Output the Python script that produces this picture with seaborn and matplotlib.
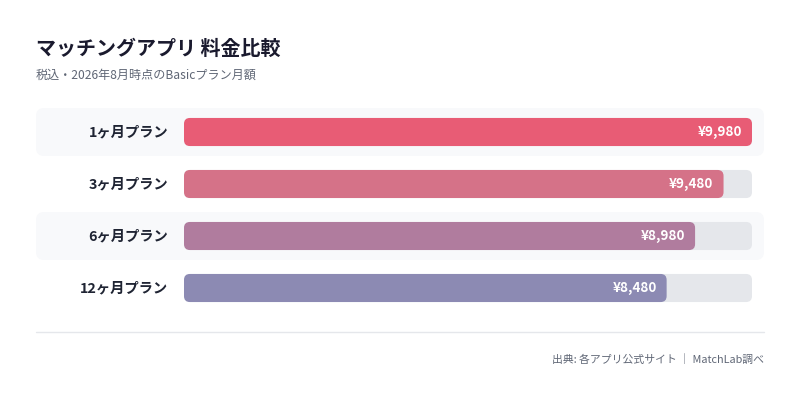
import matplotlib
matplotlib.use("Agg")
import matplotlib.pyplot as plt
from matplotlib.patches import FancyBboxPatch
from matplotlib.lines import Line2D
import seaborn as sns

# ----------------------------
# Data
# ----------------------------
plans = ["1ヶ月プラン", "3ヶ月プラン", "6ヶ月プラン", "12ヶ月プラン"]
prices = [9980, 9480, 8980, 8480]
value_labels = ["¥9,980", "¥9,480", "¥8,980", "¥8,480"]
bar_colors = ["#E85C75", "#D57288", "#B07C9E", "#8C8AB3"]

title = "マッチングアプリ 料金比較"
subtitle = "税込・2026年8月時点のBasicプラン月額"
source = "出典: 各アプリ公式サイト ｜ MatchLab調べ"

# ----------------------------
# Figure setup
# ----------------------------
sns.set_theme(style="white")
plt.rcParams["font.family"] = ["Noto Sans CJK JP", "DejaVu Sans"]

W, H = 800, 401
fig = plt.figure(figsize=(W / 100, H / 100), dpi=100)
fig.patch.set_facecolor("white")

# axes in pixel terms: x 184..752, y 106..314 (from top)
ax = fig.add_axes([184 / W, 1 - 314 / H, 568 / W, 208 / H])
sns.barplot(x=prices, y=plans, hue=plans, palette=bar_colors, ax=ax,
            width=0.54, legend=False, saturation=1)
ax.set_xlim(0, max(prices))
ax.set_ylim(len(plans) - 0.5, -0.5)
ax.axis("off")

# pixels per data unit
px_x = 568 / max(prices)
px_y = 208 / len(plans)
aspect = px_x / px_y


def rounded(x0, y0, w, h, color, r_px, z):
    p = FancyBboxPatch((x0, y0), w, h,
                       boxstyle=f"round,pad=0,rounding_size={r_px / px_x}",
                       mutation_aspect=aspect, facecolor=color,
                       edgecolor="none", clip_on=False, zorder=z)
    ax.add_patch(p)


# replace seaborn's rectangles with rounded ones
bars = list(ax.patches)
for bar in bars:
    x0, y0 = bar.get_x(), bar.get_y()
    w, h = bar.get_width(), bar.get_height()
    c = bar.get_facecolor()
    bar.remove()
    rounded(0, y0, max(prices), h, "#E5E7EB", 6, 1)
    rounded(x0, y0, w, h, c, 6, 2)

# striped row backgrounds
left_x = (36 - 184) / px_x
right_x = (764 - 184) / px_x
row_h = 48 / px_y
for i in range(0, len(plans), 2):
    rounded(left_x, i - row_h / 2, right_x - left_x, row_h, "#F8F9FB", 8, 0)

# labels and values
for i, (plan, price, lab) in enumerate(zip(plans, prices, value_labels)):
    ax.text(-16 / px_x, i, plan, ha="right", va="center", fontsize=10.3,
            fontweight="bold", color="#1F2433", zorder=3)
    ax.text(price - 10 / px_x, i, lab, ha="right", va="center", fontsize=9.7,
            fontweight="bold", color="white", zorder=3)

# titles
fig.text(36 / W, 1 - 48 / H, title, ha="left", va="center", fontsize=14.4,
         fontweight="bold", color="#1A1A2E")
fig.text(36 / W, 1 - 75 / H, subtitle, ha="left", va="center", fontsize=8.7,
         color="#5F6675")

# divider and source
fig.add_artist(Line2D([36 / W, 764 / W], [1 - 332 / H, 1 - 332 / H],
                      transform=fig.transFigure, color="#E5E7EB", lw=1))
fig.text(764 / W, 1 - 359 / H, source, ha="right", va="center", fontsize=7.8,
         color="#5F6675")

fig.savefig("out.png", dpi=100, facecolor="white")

┄┄┄┄┄┄┄┄┄┄┄┄┄┄┄┄┄┄┄┄

» Task requirements:
Set the lines above down again, word for word, from the first through the one containing "import seaborn as sns"; pictures excluded.

» Result below:
Output the Python script that produces this picture with seaborn and matplotlib.
import matplotlib
matplotlib.use("Agg")
import matplotlib.pyplot as plt
from matplotlib.patches import FancyBboxPatch
from matplotlib.lines import Line2D
import seaborn as sns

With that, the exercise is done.